• Exercise: Give back, exactly as written, the lines from the beginning of the listing through the one that contains "right=0.8398, top=0.9586, bottom=0.2031)".

• Recorded information:
---
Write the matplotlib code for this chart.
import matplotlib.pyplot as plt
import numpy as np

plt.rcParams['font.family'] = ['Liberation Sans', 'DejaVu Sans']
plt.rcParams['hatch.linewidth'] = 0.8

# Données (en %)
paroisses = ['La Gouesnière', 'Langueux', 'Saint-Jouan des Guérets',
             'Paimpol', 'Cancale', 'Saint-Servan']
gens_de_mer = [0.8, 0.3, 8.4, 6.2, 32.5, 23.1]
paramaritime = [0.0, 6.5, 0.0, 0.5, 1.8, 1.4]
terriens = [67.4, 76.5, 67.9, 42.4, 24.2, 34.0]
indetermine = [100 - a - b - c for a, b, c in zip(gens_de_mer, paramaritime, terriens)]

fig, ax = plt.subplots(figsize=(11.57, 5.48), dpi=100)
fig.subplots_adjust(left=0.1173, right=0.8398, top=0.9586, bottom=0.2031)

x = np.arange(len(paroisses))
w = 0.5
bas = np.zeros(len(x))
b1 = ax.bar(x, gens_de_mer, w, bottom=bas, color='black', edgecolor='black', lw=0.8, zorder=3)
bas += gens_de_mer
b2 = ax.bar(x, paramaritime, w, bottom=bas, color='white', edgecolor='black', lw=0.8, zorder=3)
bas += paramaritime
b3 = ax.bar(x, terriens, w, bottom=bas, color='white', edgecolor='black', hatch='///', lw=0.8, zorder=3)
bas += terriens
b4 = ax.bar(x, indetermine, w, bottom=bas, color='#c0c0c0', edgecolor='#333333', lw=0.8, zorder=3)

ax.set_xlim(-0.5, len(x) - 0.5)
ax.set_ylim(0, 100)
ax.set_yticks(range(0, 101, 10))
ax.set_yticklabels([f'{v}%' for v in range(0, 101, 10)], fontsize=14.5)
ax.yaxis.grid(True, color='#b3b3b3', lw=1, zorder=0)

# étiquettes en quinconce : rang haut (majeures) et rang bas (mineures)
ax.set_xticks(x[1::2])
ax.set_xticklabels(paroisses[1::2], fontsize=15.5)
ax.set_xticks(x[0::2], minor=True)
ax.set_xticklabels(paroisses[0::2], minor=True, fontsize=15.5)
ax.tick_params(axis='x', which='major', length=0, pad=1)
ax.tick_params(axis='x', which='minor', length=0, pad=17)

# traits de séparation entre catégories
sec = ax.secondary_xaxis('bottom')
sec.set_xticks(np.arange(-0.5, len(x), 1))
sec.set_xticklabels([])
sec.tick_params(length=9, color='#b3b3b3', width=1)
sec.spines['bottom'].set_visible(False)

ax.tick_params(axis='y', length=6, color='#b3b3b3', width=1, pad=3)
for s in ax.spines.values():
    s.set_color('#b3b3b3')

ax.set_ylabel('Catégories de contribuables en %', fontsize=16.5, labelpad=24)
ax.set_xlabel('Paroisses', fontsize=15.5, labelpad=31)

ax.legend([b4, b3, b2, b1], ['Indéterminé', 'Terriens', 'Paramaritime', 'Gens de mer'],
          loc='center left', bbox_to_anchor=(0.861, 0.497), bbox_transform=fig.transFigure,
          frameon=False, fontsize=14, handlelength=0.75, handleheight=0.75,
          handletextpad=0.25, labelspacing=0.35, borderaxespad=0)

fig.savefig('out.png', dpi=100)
---
• Answer below:
Write the matplotlib code for this chart.
import matplotlib.pyplot as plt
import numpy as np

plt.rcParams['font.family'] = ['Liberation Sans', 'DejaVu Sans']
plt.rcParams['hatch.linewidth'] = 0.8

# Données (en %)
paroisses = ['La Gouesnière', 'Langueux', 'Saint-Jouan des Guérets',
             'Paimpol', 'Cancale', 'Saint-Servan']
gens_de_mer = [0.8, 0.3, 8.4, 6.2, 32.5, 23.1]
paramaritime = [0.0, 6.5, 0.0, 0.5, 1.8, 1.4]
terriens = [67.4, 76.5, 67.9, 42.4, 24.2, 34.0]
indetermine = [100 - a - b - c for a, b, c in zip(gens_de_mer, paramaritime, terriens)]

fig, ax = plt.subplots(figsize=(11.57, 5.48), dpi=100)
fig.subplots_adjust(left=0.1173, right=0.8398, top=0.9586, bottom=0.2031)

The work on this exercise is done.